I think about my friend who says, “I’m just going to put my face on and then I’m ready to go.” If that’s not an indication of her self-identity, then I don’t know what is. Does she not have a face before the makeup goes on? Is she a blank canvas? I don’t use these words, but by wearing makeup every day, I’m practically adhering to the same motto.

My husband buys video games and collects toys and memorabilia. I save my money for makeup and haircuts. To me these aren’t fun things, they are things that I feel are expected in society, but they are also not a necessity, so I don’t feel like I can just take it out of the weekly funds. They are essential-luxury items and are really boring to buy. I’m not sure really what I would spend my money on but if I had a choice it wouldn’t be makeup and hair stuff. If I had a choice? Scoff!!! I do have a choice, who am I kidding? I don’t have to have those things. I just feel like we’re being trapped by the beauty industry to feel all these things are essential. We buy them and yet men don’t have to. I curse the person who started marketing makeup and selling it as a product.

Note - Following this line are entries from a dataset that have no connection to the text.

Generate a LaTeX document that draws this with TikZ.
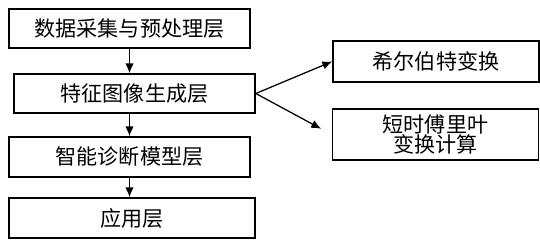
\documentclass[tikz,border=0pt]{standalone}
\usepackage{fontspec}
\setmainfont{Noto Sans CJK SC}
\usetikzlibrary{arrows.meta, positioning}

\begin{document}
\begin{tikzpicture}[
  x=0.025cm, y=-0.025cm,
  layer/.style={rectangle, draw, line width=1.1pt, minimum width=6.025cm, minimum height=0.975cm, font=\fontsize{15}{18}\selectfont},
  method/.style={rectangle, draw, line width=1.1pt, minimum width=5.15cm, align=center, font=\fontsize{15}{17}\selectfont},
  arrow/.style={-{Latex[length=7pt, width=6pt]}, line width=0.9pt}
]
\useasboundingbox (0,0) rectangle (540,240);

\node[layer] (acquire) at (129.5, 28.5) {数据采集与预处理层};
\node[layer] (feature) at (134.5, 93.5) {特征图像生成层};
\node[layer, minimum height=1cm] (model) at (129.5, 157) {智能诊断模型层};
\node[layer, minimum height=1cm, minimum width=6.15cm] (app) at (132, 218) {应用层};
\node[method, minimum height=1.025cm] (hilbert) at (436, 61.5) {希尔伯特变换};
\node[method, minimum height=1.275cm] (stft) at (435.5, 134.5) {短时傅里叶\\[-3pt]变换计算};

\draw[arrow] (acquire.south) -- (acquire.south |- feature.north);
\draw[arrow] (acquire.south |- feature.south) -- (acquire.south |- model.north);
\draw[arrow] (model.south) -- (model.south |- app.north);
\draw[arrow] (feature.east) -- (hilbert.west);
\draw[arrow, shorten >=0.3cm] (feature.east) -- (stft.west);

\end{tikzpicture}
\end{document}
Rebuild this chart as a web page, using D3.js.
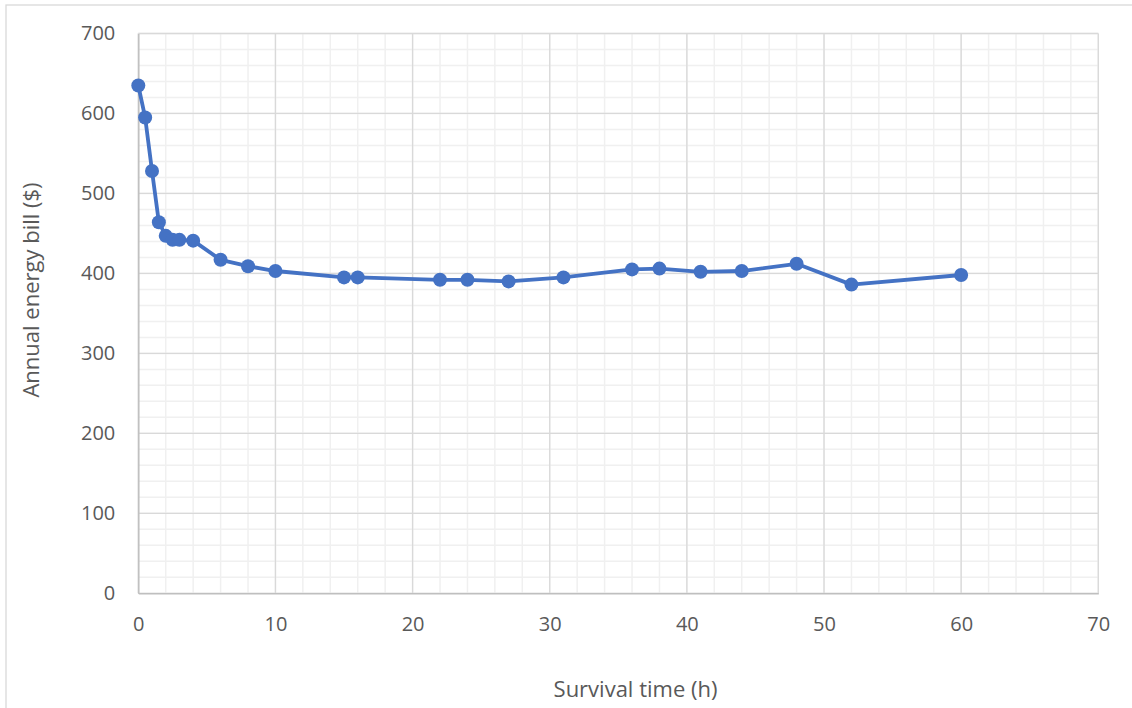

So what will I do about it? Will I remain a hypocrite? Is this post totally pointless? Um, don’t know, yes and yes (I apologise that you’ve spent your time reading this essentially redundant piece). But maybe, just maybe, tomorrow I won’t put on blusher. Maybe I’ll go to the supermarket sans the slap. Hey, I might even make it to the park one day without it all (and I won’t wear sunglasses to hide that fact). MAYBE!!!

Until then, I’ll try to get my makeup done in another room while my daughter eats breakfast and I will keep telling her that she’s beautiful, every single day, in the vain hope that she won’t feel the necessity to slap on someone else’s face, because, quite frankly, I love her face just the way it is… PERFECT!